Doch der Paritätische Wohlfahrtsverband ist mit der Erwartung einer weiteren Nullrunde bei der Bürgergeld-Höhe nicht allein. Auch das Institut der deutschen Wirtschaft (IW) ist zu diesem Schluss gekommen. „Eine Nullrunde steht zu befürchten“, sagte Bettina Kohlrausch, wissenschaftliche Direktorin des Wirtschafts- und Sozialwissenschaftlichen Instituts (WSI) der Hans-Böckler-Stiftung.

Kohlrausch sieht das Problem bei der Bürgergeld-Höhe jedoch grundsätzlicher. „Schon die Berechnungsgrundlage des Bürgergelds ist in vielerlei Hinsicht problematisch, weil das Vorgehen in sich nicht konsistent und statistisch problematisch ist“, sagte die WSI-Direktorin. Dabei werde ein Statistikmodell „relativ willkürlich“ mit einem Warenkorbmodell gemischt. „Diese Kritik geht also über die Frage der Anpassung an Lohnentwicklung und Inflation, die aktuell diskutiert wird, weit hinaus und wird von Armutsforschern und -forscherinnen schon seit vielen Jahren genannt.“

Referenzgruppe bei Bürgergeld-Berechnung hat bereits selbst Anspruch auf Sozialleistungen

„Bei der Berechnung des Bürgergeldes orientiert man sich an dem, was das untere Fünftel der Bevölkerung ausgibt“, so Kohlrausch. „Das ist statistisch problematisch, weil hier auch Menschen in die Referenzgruppe einbezogen werden, die eigentlich Anrecht auf Wohngeld oder Kinderzuschläge oder andere Sozialleistungen hätten, diese aus Unwissen oder Scham aber nicht in Anspruch nehmen.“

Damit werde versteckte Armut nicht berücksichtigt und der Bedarf systematisch unterschätzt. „In einem zweiten Schritt werden dann relativ willkürlich bestimmte Posten generell gestrichen, unter anderem für Taschen, Regenschirme, das Eis in der Eisdiele, Pflanzen und Tierfutter.“

Expertin fordert „Herbst der Reformen“ zu nutzen, um Bürgergeld-Berechnung anzupassen

„Daher wäre es, wenn schon vom ‚Herbst der Reformen‘ in der Sozialpolitik die Rede ist, sinnvoll, dieses Thema endlich mal anzugehen“, erklärte Kohlrausch.
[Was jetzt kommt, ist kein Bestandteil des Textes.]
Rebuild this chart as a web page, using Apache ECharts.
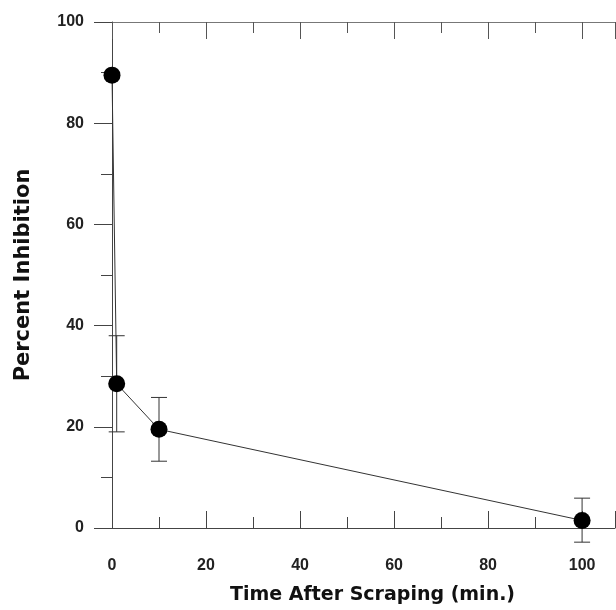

Bei Grundbedarfen wie Nahrungsmitteln solle sich der Regelsatz eher über Abweichungen von der Einkommensmitte orientieren. „Zum Beispiel sollten Ausgaben für Grundbedürfnisse wie Ernährung, Bekleidung und Wohnen um nicht mehr als 25 Prozent, für sonstige Bedürfnisse nicht mehr als 40 Prozent von der Mitte nach unten abweichen“, so der Ratschlag der Expertin.

Nach Ansicht des Paritätischen Gesamtverbands liege ein „armutsfestes Bürgergeld“ bei mindestens 813 Euro für Alleinlebende. Erst ab diesem Betrag könne man „von einer echten Existenzsicherung“ sprechen.